Families can shop together with just one phone scanning everyone in. Anything they grab and leave the store with will be added to the tab of the person who signed them in. But shoppers shouldn’t help out a stranger reaching for the top shelf: Amazon warns that grabbing an item for someone else means you’ll be charged for it.
Hoping to catch up to Amazon, other retailers and startups are racing to bring similar cashier-less technology to stores. Earlier this month, 7-Eleven said it is testing a cashier-less store for employees inside its offices in Irving, Texas.
But cashier-less stores have come under scrutiny from lawmakers and advocates who say they discriminate against low-income people who may not have a credit card or bank account. Amazon has since let customers pay with cash at its convenience stores, and the company said shoppers can do the same at the grocery store by alerting a worker to let them in through the turnstile.
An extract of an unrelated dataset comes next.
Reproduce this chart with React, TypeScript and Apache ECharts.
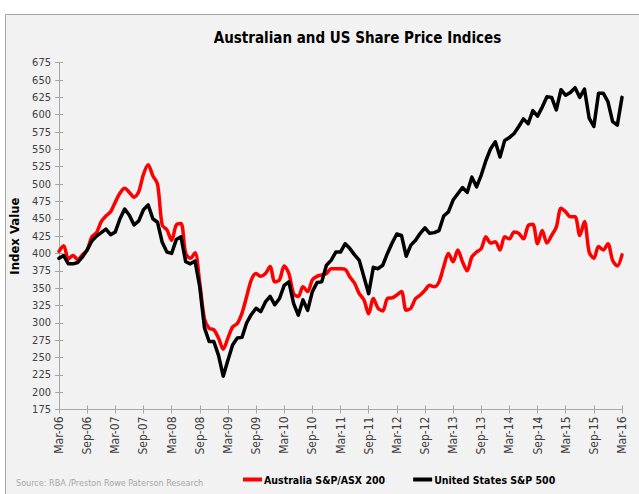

The stores also eliminates the job of cashiers. Janes declined to say exactly how many people the store employs, only saying it is “several dozen.” Workers greet customers and walk around aisles restocking shelves. One employee stands by the alcohol section, checking IDs of shoppers who want wine or beer.
While cashier-less stores remove the annoyance of waiting in line to pay, it also kills some joys of the supermarket. There’s no one to bag groceries. Instead, Amazon gives out reusable bags so shoppers can fill them as they shop. And there’s no deli counter, butcher or fishmonger. Instead, sliced ham, steaks and salmon fillets are already packaged and found in refrigerated shelves.
“Just walk out technology is kind of cool, in theory,” said David Bishop, a partner at retail consultancy Brick Meets Click, but shoppers decide where to shop based on other factors besides how quickly they can get in and out of the store.
He said those who want thinly sliced ham may skip Amazon Go Grocery and walk two blocks away to the Kroger-owned QFC supermarket, which is about five times the size.
Still, Bishop said, it’s hard for the grocery industry to ignore Amazon, which has the cash and technology to experiment with groceries. “They’re not giving up,” he said of Amazon.